Europe: GDPR Constraints
Most European nations have strict GDPR rules that prevent the automatic broadcasting of personal names without explicit, per-call consent. India’s approach prioritizes “Public Trust” over “Individual Privacy” in this specific equation, arguing that the right to know who is calling supersedes the caller’s right to anonymity.
THE ECOSYSTEM IMPACT
1. Handset Manufacturers (Apple, Samsung, Xiaomi)
- The Hardware Mandate: The government is pushing for firmware updates. Phones must be able to decode the specific signal string containing the CNAP data and display it natively in the dialer, overriding third-party overlays.
- Feature Phones: The “2G Challenge” remains. Millions of Indians use feature phones (like the JioPhone or generic keypads). Telcos are developing USSD-like flash messages to display names on these low-tech screens.
2. The Death of Third-Party Apps?
- Truecaller’s Pivot: Apps like Truecaller are pivoting to “Intelligence” rather than just “Identification.” While CNAP provides the legal name, Truecaller provides the context (e.g., “Spam,” “Sales,” “Harassment”). The future is likely a hybrid: CNAP for identity, Apps for reputation.
3. Enterprise Business (BPOs and Call Centers)
- The 140 Series: Legitimate businesses using the ‘140’ telemarketing prefix will now display their registered Trade Name (e.g., “HDFC Bank Loans”) rather than a random string of digits. This is expected to increase pickup rates for legitimate businesses while decimating illegal telemarketers.
WHAT TO EXPECT NEXT
As we approach March 2026, expect the following milestones:
- Q1 2026: A massive consumer awareness campaign by DoT explaining why names are suddenly appearing on phones.
- The “Clean-Up” Drive: Users will rush to update their KYC details. Many SIMs are registered to parents, spouses, or former employees. When “Dad’s Name” starts appearing on a teenager’s outgoing calls, a wave of SIM ownership transfers will hit telecom retail stores.

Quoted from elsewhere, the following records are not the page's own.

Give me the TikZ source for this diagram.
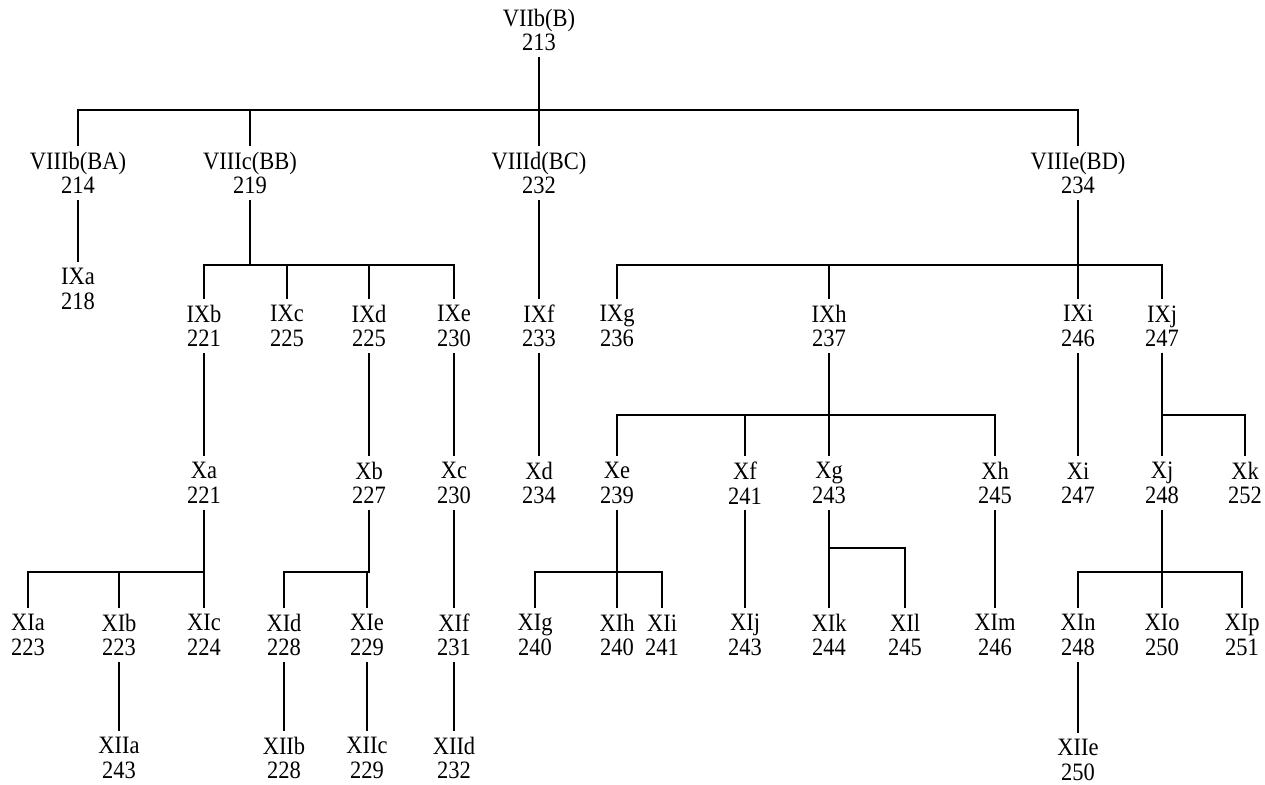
\documentclass[tikz,border=0pt]{standalone}
\usepackage{fontspec}
\setmainfont{Liberation Serif}[FakeStretch=0.9]
\begin{document}
\begin{tikzpicture}[x=1pt,y=-1pt,
  nd/.style={align=center, inner xsep=1pt, inner ysep=6pt, font=\fontsize{25}{24.5}\selectfont},
  conn/.style={line width=1.4pt}]
\useasboundingbox (0,0) rectangle (1265,784);
% bus heights
\coordinate (bA) at (0,110);
\coordinate (bB) at (0,265);
\coordinate (bC) at (0,415);
\coordinate (bD) at (0,572);
\coordinate (bE) at (0,548);
% root and level VIII
\node[nd] (root) at (539,30) {VIIb(B)\\213};
\node[nd] (n8b) at (78,173) {VIIIb(BA)\\214};
\node[nd] (n8c) at (250,173) {VIIIc(BB)\\219};
\node[nd] (n8d) at (539,173) {VIIId(BC)\\232};
\node[nd] (n8e) at (1078,173) {VIIIe(BD)\\234};
% level IX
\node[nd] (n9a) at (78,289) {IXa\\218};
\node[nd] (n9b) at (204,326) {IXb\\221};
\node[nd] (n9c) at (287,326) {IXc\\225};
\node[nd] (n9d) at (369,326) {IXd\\225};
\node[nd] (n9e) at (454,326) {IXe\\230};
\node[nd] (n9f) at (539,326) {IXf\\233};
\node[nd] (n9g) at (617,326) {IXg\\236};
\node[nd] (n9h) at (829,326) {IXh\\237};
\node[nd] (n9i) at (1078,326) {IXi\\246};
\node[nd] (n9j) at (1162,326) {IXj\\247};
% level X
\node[nd] (xa) at (204,483) {Xa\\221};
\node[nd] (xb) at (369,483) {Xb\\227};
\node[nd] (xc) at (454,483) {Xc\\230};
\node[nd] (xd) at (539,483) {Xd\\234};
\node[nd] (xe) at (617,483) {Xe\\239};
\node[nd] (xf) at (745,483) {Xf\\241};
\node[nd] (xg) at (829,483) {Xg\\243};
\node[nd] (xh) at (995,483) {Xh\\245};
\node[nd] (xi) at (1078,483) {Xi\\247};
\node[nd] (xj) at (1162,483) {Xj\\248};
\node[nd] (xk) at (1245,483) {Xk\\252};
% level XI
\node[nd] (xia) at (28,635) {XIa\\223};
\node[nd] (xib) at (119,635) {XIb\\223};
\node[nd] (xic) at (204,635) {XIc\\224};
\node[nd] (xid) at (284,635) {XId\\228};
\node[nd] (xie) at (367,635) {XIe\\229};
\node[nd] (xif) at (454,635) {XIf\\231};
\node[nd] (xig) at (535,635) {XIg\\240};
\node[nd] (xih) at (617,635) {XIh\\240};
\node[nd] (xii) at (662,635) {XIi\\241};
\node[nd] (xij) at (745,635) {XIj\\243};
\node[nd] (xik) at (829,635) {XIk\\244};
\node[nd] (xil) at (905,635) {XIl\\245};
\node[nd] (xim) at (995,635) {XIm\\246};
\node[nd] (xin) at (1078,635) {XIn\\248};
\node[nd] (xio) at (1162,635) {XIo\\250};
\node[nd] (xip) at (1242,635) {XIp\\251};
% level XII
\node[nd] (xiia) at (119,758) {XIIa\\243};
\node[nd] (xiib) at (284,758) {XIIb\\228};
\node[nd] (xiic) at (367,758) {XIIc\\229};
\node[nd] (xiid) at (454,758) {XIId\\232};
\node[nd] (xiie) at (1078,760) {XIIe\\250};
% connectors
\foreach \c in {n8b,n8c,n8d,n8e}
  \draw[conn] (root.south) -- (root.south |- bA) -| (\c.north);
\draw[conn] (n8b.south) -- (n9a.north);
\foreach \c in {n9b,n9c,n9d,n9e}
  \draw[conn] (n8c.south) -- (n8c.south |- bB) -| (\c.north);
\draw[conn] (n8d.south) -- (n9f.north);
\foreach \c in {n9g,n9h,n9i,n9j}
  \draw[conn] (n8e.south) -- (n8e.south |- bB) -| (\c.north);
\draw[conn] (n9b.south) -- (xa.north);
\draw[conn] (n9d.south) -- (xb.north);
\draw[conn] (n9e.south) -- (xc.north);
\draw[conn] (n9f.south) -- (xd.north);
\foreach \c in {xe,xf,xg,xh}
  \draw[conn] (n9h.south) -- (n9h.south |- bC) -| (\c.north);
\draw[conn] (n9i.south) -- (xi.north);
\foreach \c in {xj,xk}
  \draw[conn] (n9j.south) -- (n9j.south |- bC) -| (\c.north);
\foreach \c in {xia,xib,xic}
  \draw[conn] (xa.south) -- (xa.south |- bD) -| (\c.north);
\foreach \c in {xid,xie}
  \draw[conn] (xb.south) -- (xb.south |- bD) -| (\c.north);
\draw[conn] (xc.south) -- (xif.north);
\foreach \c in {xig,xih,xii}
  \draw[conn] (xe.south) -- (xe.south |- bD) -| (\c.north);
\draw[conn] (xf.south) -- (xij.north);
\foreach \c in {xik,xil}
  \draw[conn] (xg.south) -- (xg.south |- bE) -| (\c.north);
\draw[conn] (xh.south) -- (xim.north);
\foreach \c in {xin,xio,xip}
  \draw[conn] (xj.south) -- (xj.south |- bD) -| (\c.north);
\draw[conn] (xib.south) -- (xiia.north);
\draw[conn] (xid.south) -- (xiib.north);
\draw[conn] (xie.south) -- (xiic.north);
\draw[conn] (xif.south) -- (xiid.north);
\draw[conn] (xin.south) -- (xiie.north);
\end{tikzpicture}
\end{document}
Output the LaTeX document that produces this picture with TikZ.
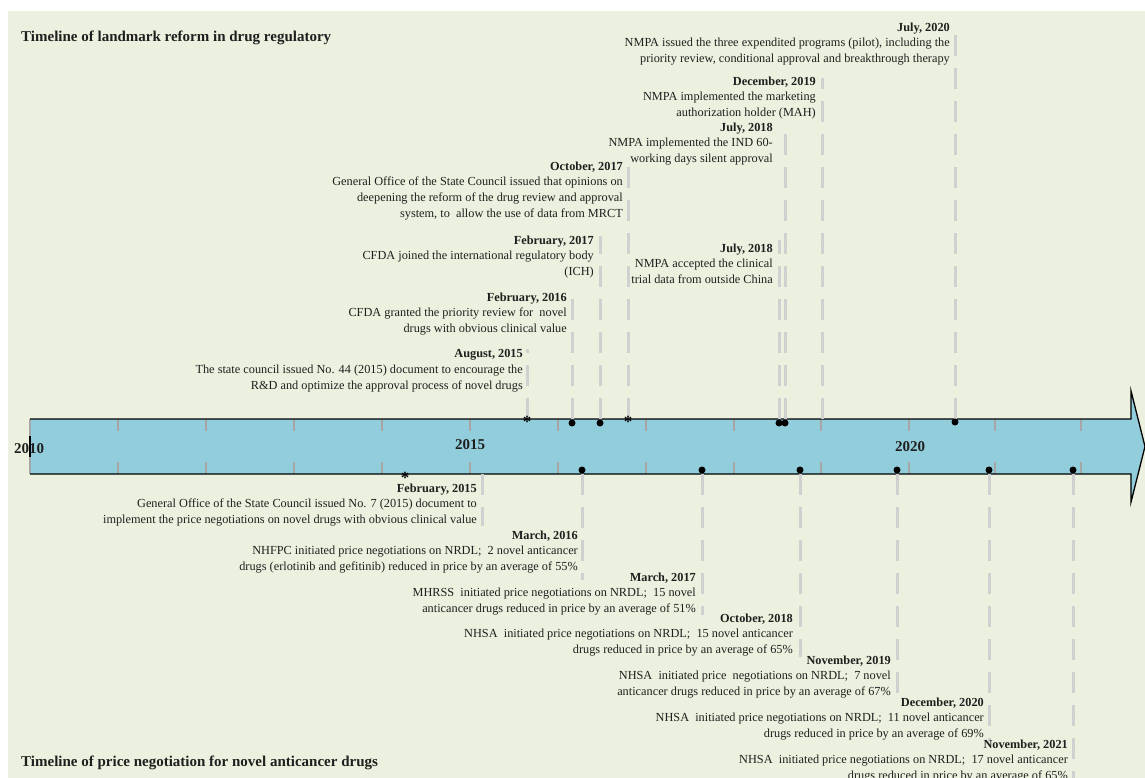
\documentclass[tikz,border=0pt]{standalone}
\usepackage{fontspec}
\setmainfont{Liberation Serif}
\definecolor{bgc}{HTML}{EBF1DE}
\definecolor{bandc}{HTML}{92CDDC}
\definecolor{dashc}{HTML}{D0D0D0}
\definecolor{tickc}{HTML}{A6A6A6}
\definecolor{txtc}{HTML}{1F1F1F}
\begin{document}
\begin{tikzpicture}[x=1pt,y=-1pt,
  evt/.style={align=right, inner sep=0pt, anchor=north east, font=\fontsize{12.3}{15.6}\selectfont, text=txtc},
  conn/.style={draw=dashc, line width=3pt, dash pattern=on 21pt off 12pt},
  tickm/.style={draw=tickc, line width=2.5pt},
  dotm/.style={circle, fill=black, inner sep=0pt, minimum size=7pt},
  starm/.style={inner sep=0pt, anchor=base, font=\bfseries\fontsize{17}{17}\selectfont},
  yearl/.style={font=\bfseries\fontsize{15}{15}\selectfont, inner sep=0pt, text=txtc},
  titl/.style={font=\bfseries\fontsize{15}{15}\selectfont, anchor=base west, inner sep=0pt, text=txtc}]
\useasboundingbox (0,0) rectangle (1145,778);
\fill[white] (0,0) rectangle (1145,778);
\fill[bgc] (8,11) rectangle (1145,778);

% band
\fill[bandc] (30,419) -- (1131,419) -- (1131,391) -- (1145,446.5) -- (1131,502) -- (1131,474) -- (30,474) -- cycle;
\draw[tickm] (30,419) -- (30,474);
\foreach \xx in {118,206,294,382,470,558,646,734,821,909,995,1081}{
  \draw[tickm] (\xx,419) -- (\xx,431);
  \draw[tickm] (\xx,462) -- (\xx,474);
}
\draw[black, line width=1.3pt] (30,419) -- (1131,419) -- (1131,391) -- (1145,446.5) -- (1131,502) -- (1131,474) -- (30,474);
\draw[black, line width=1.5pt] (30,436) -- (30,457);

% connector end points
\coordinate (a1) at (955,419); \coordinate (t1) at (955,24);
\coordinate (a2) at (822,419); \coordinate (t2) at (822,78);
\coordinate (a3) at (785,419); \coordinate (t3) at (785,128);
\coordinate (a4) at (628,419); \coordinate (t4) at (628,162);
\coordinate (a5) at (779,419); \coordinate (t5) at (779,240);
\coordinate (a6) at (600,419); \coordinate (t6) at (600,236);
\coordinate (a7) at (572,419); \coordinate (t7) at (572,292);
\coordinate (a8) at (527,419); \coordinate (t8) at (527,349);
\coordinate (c1) at (482,474); \coordinate (d1) at (482,526);
\coordinate (c2) at (582,474); \coordinate (d2) at (582,580);
\coordinate (c3) at (702,474); \coordinate (d3) at (702,615);
\coordinate (c4) at (800,474); \coordinate (d4) at (800,657);
\coordinate (c5) at (897,474); \coordinate (d5) at (897,700);
\coordinate (c6) at (989,474); \coordinate (d6) at (989,742);
\coordinate (c7) at (1073,474); \coordinate (d7) at (1073,778);
\foreach \i in {1,...,8}{ \draw[conn] (a\i) -- (t\i); }
\foreach \i in {1,...,7}{ \draw[conn] (c\i) -- (d\i); }

% markers
\node[starm] (s1) at (527,427.5) {\smash{*}};
\node[dotm] (m1) at (572,423) {};
\node[dotm] (m2) at (600,423) {};
\node[starm] (s2) at (628,427.5) {\smash{*}};
\node[dotm] (m3) at (779,423) {};
\node[dotm] (m4) at (785,423) {};
\node[dotm] (m5) at (955,422) {};
\node[starm] (s3) at (405,483) {\smash{*}};
\node[dotm] (n1) at (582,470) {};
\node[dotm] (n2) at (702,470) {};
\node[dotm] (n3) at (800,470) {};
\node[dotm] (n4) at (897,470) {};
\node[dotm] (n5) at (989,470) {};
\node[dotm] (n6) at (1073,470) {};

% years
\node[yearl] (y2010) at (29,449) {2010};
\node[yearl] (y2015) at (470,445) {2015};
\node[yearl] (y2020) at (910,447) {2020};

% titles
\node[titl] (ttop) at (21,42) {Timeline of landmark reform in drug regulatory};
\node[titl] (tbot) at (21,766) {Timeline of price negotiation for novel anticancer drugs};

% top events
\node[evt] (e1) at (950,22.5) {\textbf{July, 2020}\\NMPA issued the three expendited programs (pilot), including the\\priority review, conditional approval and breakthrough therapy};
\node[evt] (e2) at (816,76.5) {\textbf{December, 2019}\\NMPA implemented the marketing\\authorization holder (MAH)};
\node[evt] (e3) at (773,122.5) {\textbf{July, 2018}\\NMPA implemented the IND 60-\\working days silent approval};
\node[evt] (e4) at (623,161.5) {\textbf{October, 2017}\\General Office of the State Council issued that opinions on\\deepening the reform of the drug review and approval\\system, to~ allow the use of data from MRCT};
\node[evt] (e5) at (773,243.5) {\textbf{July, 2018}\\NMPA accepted the clinical\\trial data from outside China};
\node[evt] (e6) at (594,235.5) {\textbf{February, 2017}\\CFDA joined the international regulatory body\\(ICH)};
\node[evt] (e7) at (567,292.5) {\textbf{February, 2016}\\CFDA granted the priority review for~ novel\\drugs with obvious clinical value};
\node[evt] (e8) at (523,349.5) {\textbf{August, 2015}\\The state council issued No. 44 (2015) document to encourage the\\R\&D and optimize the approval process of novel drugs};

% bottom events
\node[evt] (b1) at (477,483.5) {\textbf{February, 2015}\\General Office of the State Council issued No. 7 (2015) document to\\implement the price negotiations on novel drugs with obvious clinical value};
\node[evt] (b2) at (578,530.5) {\textbf{March, 2016}\\NHFPC initiated price negotiations on NRDL;~ 2 novel anticancer\\drugs (erlotinib and gefitinib) reduced in price by an average of 55\%};
\node[evt] (b3) at (696,572.5) {\textbf{March, 2017}\\MHRSS~ initiated price negotiations on NRDL;~ 15 novel\\anticancer drugs reduced in price by an average of 51\%};
\node[evt] (b4) at (793,613.5) {\textbf{October, 2018}\\NHSA~ initiated price negotiations on NRDL;~ 15 novel anticancer\\drugs reduced in price by an average of 65\%};
\node[evt] (b5) at (891,655.5) {\textbf{November, 2019}\\NHSA~ initiated price~ negotiations on NRDL;~ 7 novel\\anticancer drugs reduced in price by an average of 67\%};
\node[evt] (b6) at (984,697.5) {\textbf{December, 2020}\\NHSA~ initiated price negotiations on NRDL;~ 11 novel anticancer\\drugs reduced in price by an average of 69\%};
\node[evt] (b7) at (1068,739.5) {\textbf{November, 2021}\\NHSA~ initiated price negotiations on NRDL;~ 17 novel anticancer\\drugs reduced in price by an average of 65\%};
\end{tikzpicture}
\end{document}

- The Rise of “Verified Business” Calls: Banks and delivery services will leverage CNAP to prove their identity, reducing the friction of “unknown number” rejection.
The Transparency Era
CNAP is more than a technical update; it is a social shift. It removes the digital veil that has allowed scams to fester for a decade. While privacy advocates warn of over-surveillance, the average citizen—battered by daily fraud attempts—is ready for the lights to be turned on.
By 2026, when your phone rings, you won’t just see a number. You will see a person. And that changes everything.